Chinese President Xi Jinping during a press briefing in Beijing

Beijing is strenuously pushing the Belt and Road Initiative to dispel doubts being raised over its economic benefits

by Jayadeva Ranade

Faced with growing doubts about the much-touted economic benefits of China’s Belt and Road Initiative (BRI), accentuated by the recent cancellation of two projects by Pakistan and Nepal, its earliest supporters, the 19th Congress of the Chinese Communist Party (CCP) has incorporated the ambitious $1.4 trillion Geo-economic BRI into the Party Constitution. Inextricably woven into Chinese President Xi Jinping’s agenda of making China a global power by 2050, the BRI is set to be included in the country’s constitution at the National People’s Congress — China’s version of a parliament — in March 2018. This will assure it of party and State backing.
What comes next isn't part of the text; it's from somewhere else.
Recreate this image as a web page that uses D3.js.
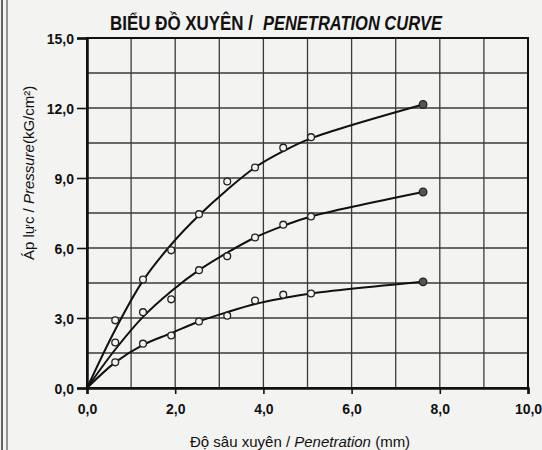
<!DOCTYPE html>
<html>
<head>
<meta charset="utf-8">
<script src="https://cdn.jsdelivr.net/npm/d3@7"></script>
<style>
  body { margin: 0; background: #f3f3f1; }
  svg { display: block; }
  text { font-family: "Liberation Sans Narrow", "Arial Narrow", "Liberation Sans", sans-serif; fill: #111; }
</style>
</head>
<body>
<div id="chart"></div>
<script>
// penetration depths (mm) where readings were taken
var depth = [0.64, 1.27, 1.91, 2.54, 3.18, 3.81, 4.45, 5.08, 7.62];

// measured pressures, three samples
var upper = [2.9, 4.65, 5.9, 7.45, 8.85, 9.45, 10.3, 10.75, 12.15];
var middle = [1.95, 3.25, 3.8, 5.05, 5.65, 6.45, 7.0, 7.35, 8.4];
var lower = [1.1, 1.9, 2.25, 2.85, 3.1, 3.75, 4.0, 4.05, 4.55];

// hand-drawn fitted curves, read at the same depths (start at origin)
var curveX = [0, 0.64, 1.27, 1.91, 2.54, 3.18, 3.81, 4.45, 5.08, 7.62];
var upperFit = [0, 2.5, 4.6, 6.15, 7.4, 8.5, 9.45, 10.15, 10.7, 12.15];
var middleFit = [0, 1.65, 3.05, 4.15, 5.05, 5.8, 6.45, 6.95, 7.35, 8.4];
var lowerFit = [0, 1.1, 1.85, 2.35, 2.85, 3.25, 3.6, 3.85, 4.05, 4.55];

var xTicks = [0, 2, 4, 6, 8, 10];
var yTicks = [0, 3, 6, 9, 12, 15];
var xGrid = d3.range(0, 11, 1);
var yGrid = d3.range(0, 16.5, 1.5);

var w = 542, h = 450;
var svg = d3.select('#chart').append('svg')
    .attr('width', w)
    .attr('height', h);

// paper edge on the left of the scan
svg.append('line').attr('x1', 2).attr('x2', 2).attr('y1', 0).attr('y2', h)
    .attr('stroke', '#333').attr('stroke-width', 1.5);
svg.append('line').attr('x1', 7).attr('x2', 7).attr('y1', 0).attr('y2', h)
    .attr('stroke', '#555').attr('stroke-width', 1.2);

var x = d3.scaleLinear().domain([0, 10]).range([87, 528]);
var y = d3.scaleLinear().domain([0, 15]).range([388, 38]);

var fmt = function(d) { return d3.format('.1f')(d).replace('.', ','); };

// grid
svg.append('g').selectAll('line')
    .data(xGrid)
    .enter()
    .append('line')
    .attr('x1', function(d) { return x(d); })
    .attr('x2', function(d) { return x(d); })
    .attr('y1', y(0))
    .attr('y2', y(15))
    .attr('stroke', '#3a3a3a')
    .attr('stroke-width', 1.3);

svg.append('g').selectAll('line')
    .data(yGrid)
    .enter()
    .append('line')
    .attr('x1', x(0))
    .attr('x2', x(10))
    .attr('y1', function(d) { return y(d); })
    .attr('y2', function(d) { return y(d); })
    .attr('stroke', '#3a3a3a')
    .attr('stroke-width', 1.3);

// frame
svg.append('rect')
    .attr('x', x(0)).attr('y', y(15))
    .attr('width', x(10) - x(0)).attr('height', y(0) - y(15))
    .attr('fill', 'none').attr('stroke', '#111').attr('stroke-width', 2);

// axes
var xAxis = d3.axisBottom(x).tickValues(xTicks).tickFormat(fmt).tickSize(6).tickPadding(10);
var yAxis = d3.axisLeft(y).tickValues(yTicks).tickFormat(fmt).tickSize(10).tickPadding(3);

var gx = svg.append('g').attr('transform', 'translate(0,' + y(0) + ')').call(xAxis);
var gy = svg.append('g').attr('transform', 'translate(' + x(0) + ',0)').call(yAxis);

[gx, gy].forEach(function(g) {
    g.select('.domain').attr('stroke', '#111').attr('stroke-width', 2.5);
    g.selectAll('.tick line').attr('stroke', '#111').attr('stroke-width', 1.6);
    g.selectAll('.tick text')
        .attr('font-family', '"Liberation Sans Narrow", "Arial Narrow", "Liberation Sans", sans-serif')
        .attr('font-size', '14px')
        .attr('font-weight', 'bold')
        .attr('fill', '#151515');
});
gy.selectAll('.tick text').attr('dy', '0.4em');

// fitted curves
var line = d3.line()
    .x(function(d) { return x(d[0]); })
    .y(function(d) { return y(d[1]); })
    .curve(d3.curveCatmullRom.alpha(0.5));

[upperFit, middleFit, lowerFit].forEach(function(fit) {
    svg.append('path')
        .datum(curveX.map(function(v, i) { return [v, fit[i]]; }))
        .attr('d', line)
        .attr('fill', 'none')
        .attr('stroke', '#111')
        .attr('stroke-width', 2);
});

// measured points
[upper, middle, lower].forEach(function(series) {
    svg.append('g').selectAll('circle')
        .data(series)
        .enter()
        .append('circle')
        .attr('cx', function(d, i) { return x(depth[i]); })
        .attr('cy', function(d) { return y(d); })
        .attr('r', function(d, i) { return i === series.length - 1 ? 3.8 : 3.4; })
        .attr('fill', function(d, i) { return i === series.length - 1 ? '#555' : '#f3f3f1'; })
        .attr('stroke', '#222')
        .attr('stroke-width', 1.3);
});

// title, in two pieces so each keeps its own width
svg.append('text')
    .attr('x', 110)
    .attr('y', 30)
    .attr('font-size', '20px')
    .attr('font-weight', 'bold')
    .attr('textLength', 143)
    .attr('lengthAdjust', 'spacingAndGlyphs')
    .text('BIỂU ĐỒ XUYÊN /');
svg.append('text')
    .attr('x', 263)
    .attr('y', 30)
    .attr('font-size', '20px')
    .attr('font-weight', 'bold')
    .attr('font-style', 'italic')
    .attr('textLength', 179)
    .attr('lengthAdjust', 'spacingAndGlyphs')
    .text('PENETRATION CURVE');

// x title
var xt = svg.append('text')
    .attr('x', 190)
    .attr('y', 447)
    .attr('font-size', '15px');
xt.append('tspan').text('Độ sâu xuyên / ');
xt.append('tspan').attr('font-style', 'italic').text('Penetration');
xt.append('tspan').text(' (mm)');

// y title
var yt = svg.append('text')
    .attr('transform', 'translate(34,260) rotate(-90)')
    .attr('font-size', '15px');
yt.append('tspan').text('Áp lực / ');
yt.append('tspan').attr('font-style', 'italic').text('Pressure');
yt.append('tspan').text('(kG/cm²)');
</script>
</body>
</html>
In recent months, China has begun to strenuously push the BRI. The speech of last month by Harvard-educated Chinese Politburo member, Liu He, director of the Central Small Leading Group for Economic Reforms, reflected this. Reiterating China’s commitment to globalisation asserted by Chinese President Xi Jinping last year at Davos, Liu He linked this with the BRI. Saying it would ease restrictions on market access he described it as upholding the governance concept of discussing together, building together, and sharing together.
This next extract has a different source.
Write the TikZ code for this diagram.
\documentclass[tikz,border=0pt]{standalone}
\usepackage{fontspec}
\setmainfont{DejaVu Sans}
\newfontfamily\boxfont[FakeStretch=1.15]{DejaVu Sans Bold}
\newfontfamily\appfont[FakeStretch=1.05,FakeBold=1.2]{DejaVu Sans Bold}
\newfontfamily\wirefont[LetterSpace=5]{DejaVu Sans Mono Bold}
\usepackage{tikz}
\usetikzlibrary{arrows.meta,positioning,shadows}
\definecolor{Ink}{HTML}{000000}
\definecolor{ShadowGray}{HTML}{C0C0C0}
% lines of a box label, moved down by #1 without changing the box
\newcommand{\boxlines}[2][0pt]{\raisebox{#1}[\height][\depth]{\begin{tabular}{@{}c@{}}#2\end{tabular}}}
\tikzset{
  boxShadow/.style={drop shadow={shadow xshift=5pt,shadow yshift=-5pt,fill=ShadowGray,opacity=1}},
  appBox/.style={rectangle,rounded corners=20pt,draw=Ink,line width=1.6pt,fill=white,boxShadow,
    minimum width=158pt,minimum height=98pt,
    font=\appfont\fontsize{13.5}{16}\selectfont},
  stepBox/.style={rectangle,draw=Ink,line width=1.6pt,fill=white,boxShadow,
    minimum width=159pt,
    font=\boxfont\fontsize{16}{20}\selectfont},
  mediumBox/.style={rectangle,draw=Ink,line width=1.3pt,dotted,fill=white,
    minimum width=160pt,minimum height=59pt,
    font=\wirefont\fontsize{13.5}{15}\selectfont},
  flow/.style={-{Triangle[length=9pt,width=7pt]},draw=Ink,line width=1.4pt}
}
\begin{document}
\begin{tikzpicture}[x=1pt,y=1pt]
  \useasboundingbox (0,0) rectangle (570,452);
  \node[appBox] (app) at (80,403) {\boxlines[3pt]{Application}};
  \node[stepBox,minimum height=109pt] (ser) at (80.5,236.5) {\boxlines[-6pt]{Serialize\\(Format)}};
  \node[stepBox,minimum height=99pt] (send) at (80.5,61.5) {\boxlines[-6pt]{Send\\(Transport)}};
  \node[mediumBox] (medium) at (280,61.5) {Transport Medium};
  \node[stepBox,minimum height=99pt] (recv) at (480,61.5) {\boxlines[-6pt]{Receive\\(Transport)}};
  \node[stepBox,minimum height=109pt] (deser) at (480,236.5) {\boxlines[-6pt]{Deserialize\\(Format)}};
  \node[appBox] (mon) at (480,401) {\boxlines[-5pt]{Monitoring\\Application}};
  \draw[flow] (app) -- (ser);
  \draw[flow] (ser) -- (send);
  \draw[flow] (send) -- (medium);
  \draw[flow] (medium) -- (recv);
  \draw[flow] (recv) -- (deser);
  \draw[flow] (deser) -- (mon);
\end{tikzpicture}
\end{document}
At the same time, the New York Times reported that President Michel Temer of Brazil received an unexpected offer from Beijing for Latin American nations to work closely with China on the BRI. Elsewhere in Davos, Pakistan’s Prime Minister Shahid Khaqan Abbasi praised China’s rapidly expanding investments in Pakistan, including power stations and a large port. He dismissed reports of controversy over whether China’s giant construction projects were compromising Pakistan’s sovereignty, its environment or its financial stability.

During his recent visit to China, French President Emmanuel Macron tactfully avoided endorsing the BRI. Instead, he reminded interlocutors that the ancient Silk Road was never only Chinese, but a Sino-European trade route, adding that New Silk Roads could not be “one-way”. Keen to avoid a repetition of this failure, China exerted pressure on British Prime Minister Theresa May, with its ambassador to the UK, Liu Xiaoming, urging her to endorse the BRI during her three-day visit to China. While Jin Canrong, Professor of International Relations at Renmin University, said “If Prime Minister May is smart enough, she would know what China wants to hear from her the most is the support of the belt and road,” May finally avoided endorsing the BRI. Meanwhile, the US-based Centre for Strategic International Studies estimated that 89% of the contracts of the BRI have gone to Chinese companies.